Semoga Allah Taala membuat setiap diri kita memahami hakekat tentang hal ini. Dan semoga pula berbagai ikhtiar kita dapat memajukan langkah kita lebih baik, dan juga dapat memenuhi janji Baiat kita kepada Hadhrat Imam Mahdi a.s., demi untuk memperoleh keridhaan Allah Taala.
Semoga kita tak akan pernah menjadi terbebani ketika berada di hadapan Allah Taala disebabkan adanya berbagai kelemahan dalam memenuhi janji kita, dan juga disebabkan kurang berikhtiar.

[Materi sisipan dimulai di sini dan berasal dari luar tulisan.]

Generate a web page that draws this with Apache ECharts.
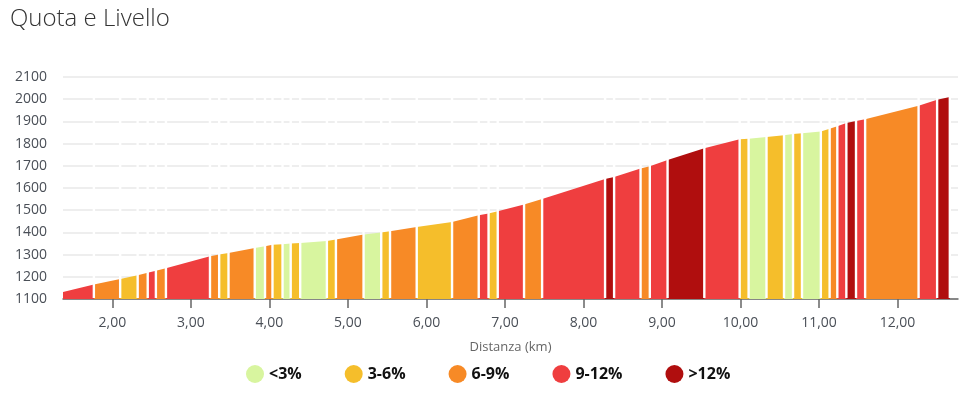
<!DOCTYPE html>
<html>
<head>
<meta charset="utf-8">
<script src="https://cdn.jsdelivr.net/npm/echarts@6/dist/echarts.min.js"></script>
<style>
  html, body { margin: 0; padding: 0; background: #fff; }
  #chart { width: 964px; height: 398px; }
</style>
</head>
<body>
<div id="chart"></div>
<script>
// confini dei tratti (km) e quota (m) a ciascun confine
const distanze = [1.371, 1.764, 2.099, 2.322, 2.450, 2.554, 2.682, 3.243, 3.360, 3.479,
  3.813, 3.944, 4.039, 4.167, 4.271, 4.392, 4.732, 4.847, 5.199, 5.424,
  5.536, 5.876, 6.326, 6.666, 6.791, 6.908, 7.243, 7.473, 8.275, 8.390,
  8.727, 8.845, 9.071, 9.539, 9.989, 10.103, 10.331, 10.554, 10.669, 10.783,
  11.023, 11.135, 11.233, 11.348, 11.471, 11.587, 12.268, 12.504, 12.666]
const quote = [1131, 1165, 1190, 1207, 1218, 1227, 1238, 1293, 1300, 1307,
  1330, 1338, 1344, 1347, 1350, 1352, 1361, 1368, 1390, 1399,
  1405, 1424, 1447, 1477, 1485, 1495, 1526, 1550, 1640, 1649,
  1688, 1698, 1726, 1779, 1820, 1822, 1830, 1838, 1843, 1847,
  1855, 1867, 1878, 1893, 1902, 1910, 1970, 1998, 2010]
// classe di pendenza di ogni tratto: 0 <3%, 1 3-6%, 2 6-9%, 3 9-12%, 4 >12%
const classi = [3, 2, 1, 2, 3, 2, 3, 2, 1, 2,
  0, 2, 1, 0, 1, 0, 1, 2, 0, 1,
  2, 1, 2, 3, 1, 3, 2, 3, 4, 3,
  2, 3, 4, 3, 1, 0, 1, 0, 1, 0,
  1, 2, 3, 4, 3, 2, 3, 4]
const nomiClassi = ['<3%', '3-6%', '6-9%', '9-12%', '>12%']
const colori = ['#d8f59f', '#f5be2b', '#f78a26', '#ef3e3f', '#b00e0e']
const tickKm = [2, 3, 4, 5, 6, 7, 8, 9, 10, 11, 12]

const quotaMin = 1100
const quotaMax = 2100

function disegnaTratto(params, api) {
  let x0 = api.value(0)
  let x1 = api.value(1)
  let points = [
    api.coord([x0, quotaMin]),
    api.coord([x0, api.value(2)]),
    api.coord([x1, api.value(3)]),
    api.coord([x1, quotaMin]),
  ]
  return {
    type: 'polygon',
    shape: { points: points },
    style: { fill: api.visual('color') },
  }
}

function disegnaSeparatore(params, api) {
  let basso = api.coord([api.value(0), quotaMin])
  let alto = api.coord([api.value(0), 2050])
  return {
    type: 'line',
    shape: { x1: basso[0], y1: basso[1] - 1, x2: alto[0], y2: alto[1] },
    style: { stroke: '#fff', lineWidth: 2.4 },
  }
}

let series = nomiClassi.map((nome, c) => {
  let data = []
  classi.forEach((k, i) => {
    if (k === c) {
      data.push([distanze[i], distanze[i + 1], quote[i], quote[i + 1]])
    }
  })
  return {
    name: nome,
    type: 'custom',
    renderItem: disegnaTratto,
    itemStyle: { color: colori[c] },
    encode: { x: [0, 1], y: [2, 3] },
    data: data,
    z: 2,
  }
})
series.push({
  name: 'separatori',
  type: 'custom',
  renderItem: disegnaSeparatore,
  encode: { x: 0 },
  data: distanze.slice(1).map((d) => [d]),
  silent: true,
  z: 3,
})

const chart = echarts.init(document.getElementById('chart'))
chart.setOption({
  animation: false,
  title: {
    text: 'Quota e Livello',
    left: 5,
    top: 2,
    textStyle: {
      fontFamily: 'Open Sans',
      fontSize: 24,
      fontWeight: 300,
      color: '#333',
    },
  },
  legend: {
    data: nomiClassi,
    left: 241,
    top: 360,
    icon: 'circle',
    itemWidth: 18,
    itemHeight: 18,
    itemGap: 43,
    textStyle: {
      fontFamily: 'Open Sans',
      fontSize: 16,
      fontWeight: 'bold',
      color: '#111',
    },
  },
  grid: { left: 63, right: 6, top: 77, bottom: 99 },
  xAxis: {
    type: 'value',
    min: 1.371,
    max: 12.77,
    name: 'Distanza (km)',
    nameLocation: 'middle',
    nameGap: 42,
    nameTextStyle: { color: '#666', fontSize: 13, fontFamily: 'Open Sans' },
    axisLine: { lineStyle: { color: '#666', width: 1.5 } },
    axisTick: { customValues: tickKm, length: 9, lineStyle: { color: '#666', width: 1.5 } },
    axisLabel: {
      customValues: tickKm,
      margin: 17,
      color: '#4a4f57',
      fontSize: 14,
      fontFamily: 'Open Sans',
      formatter: (v) => v.toFixed(2).replace('.', ','),
    },
    splitLine: { show: false },
  },
  yAxis: {
    type: 'value',
    min: quotaMin,
    max: quotaMax,
    interval: 100,
    axisLine: { show: false },
    axisTick: { show: false },
    axisLabel: {
      color: '#4a4f57',
      fontSize: 14,
      margin: 16,
      fontFamily: 'Open Sans',
      formatter: (v) => String(v),
    },
    splitLine: { lineStyle: { color: '#e8e8e8', width: 1.5 } },
  },
  series: series,
})
</script>
</body>
</html>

Semoga Allah Taala senantiasa memudahkan kita untuk dapat memenuhi janji kita, dan juga untuk memperoleh qurb-Nya, serta mengisi sisa hari [di bulan Ramadan] ini dengan peribadatan dan doa-doa yang lebih banyak lagi.
Semoga Allah Taala sendirilah yang menjadi Tameng kita, sekaligus mencambuk pihak musuh.
Sebelumnya, saya mengantisipasi Salat Jenazah Gaib bagi para syuhada pada Jumat yang akan datang. Namun, dikarenakan informasi detail syahidin tersebut sudah saya terima, maka dengan ini saya umumkan, bahwa saya akan mengimami Salat Jenazah bagi almarhum bada Salat Jumah ini.
Nama syahidin tersebut adalah Syaikh Amir Razzaq. Berusia 40 tahun, jabatan terakhirnya sebagai Sekretaris Waqfi Jadid. [Sebelumnya pernah menjabat sebagai Qaid Majlis Khuddam. Beliau memiliki bisnis sendiri, di bidang Elektronik].
Ketika penyerangan terjadi, beliau sedang berada di dalam Masjid, lalu terkena reruntuhan tembok dan pintu akibat ledakan bom teroris hingga beliau mendapat luka parah yang mensyahidkannya dalam perjalanan ke rumah sakit.
Almarhum yang dikenal suka bekerja keras, dan sangat berkhidmat kepada Jamaat ini, meninggalkan seorang istri, dan sepasang anak yang masih kecil-kecil.
Pemakamannya InsyaAllah akan dilaksanakan di Rabwah.